Non ci credo. Per quella che è la mia esperienza, il Conclave ha molto di prevedibile e moltissimo di imprevedibile. Quindi la tesi secondo cui diventare presidente della Cei provochi nemici che poi si riveleranno tali, ha poche basi. Non conosco figure di così alto livello, che hanno una capacità di dialogo e di consenso come Zuppi. E’ una presidenza che parte fortissimo. La Chiesa rimane un punto di riferimento sociale e politico, tuttora rilevante che con Zuppi potrà essere ancora più rilevante.
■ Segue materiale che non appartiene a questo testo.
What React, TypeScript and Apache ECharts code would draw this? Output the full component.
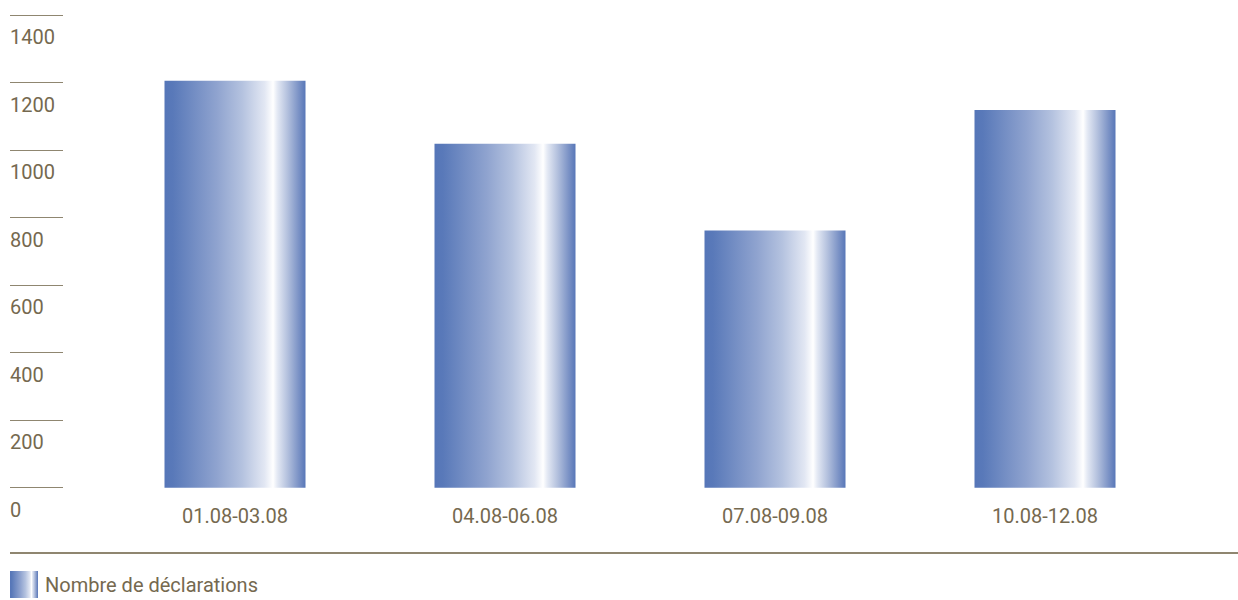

Più rilevante del mandato di Bassetti?
Non si possono fare confronti espliciti con Bassetti, che fu nominato in un momento diverso. C’erano esigenze diverse nella Cei e credo che Bassetti che abbia fatto il lavoro per cui il Papa lo aveva scelto: quello di cercare di puntare alla fraternità, a evitare gli scontri. Cinque anni fa il contesto storico e sociopolitico era molto diverso. Il confronto sarebbe fuorviante.
Tra i tre nomi che sono stati sottoposti al Papa per la Cei c’erano anche quello di Castellucci e Lojudice, secondo alcuni i veri candidati progressisti. Saranno i nomi della svolta tra 5 anni?
Il nome Zuppi era talmente forte che non poteva che finire così. Castelluccie Lojudice eano molto apprezzati e autorevoli. Però ho registrato che a livello giornalistico, politico e mediatico, ma anche tra la non segue le vicende ecclesiali e politiche, Zuppi viene veramente visto come una persona affidabile. Tutte queste dinamiche sono semplicemente una conseguenza del fatto che è entrato all’Assemblea generale elettiva n nome fortissimo, cioè.
Facciamo “fanta-conclave”. Può essere un nome papabile, quello di Zuppi, per interrompere la serie storica che vede che i presidenti della Cei non sono mai diventati papi?
La risposta secca è: sì. Ma non voglio portargli sfortuna, lo dico con scaramanzia per il nome di Zuppi. Vuole essere un auspicio.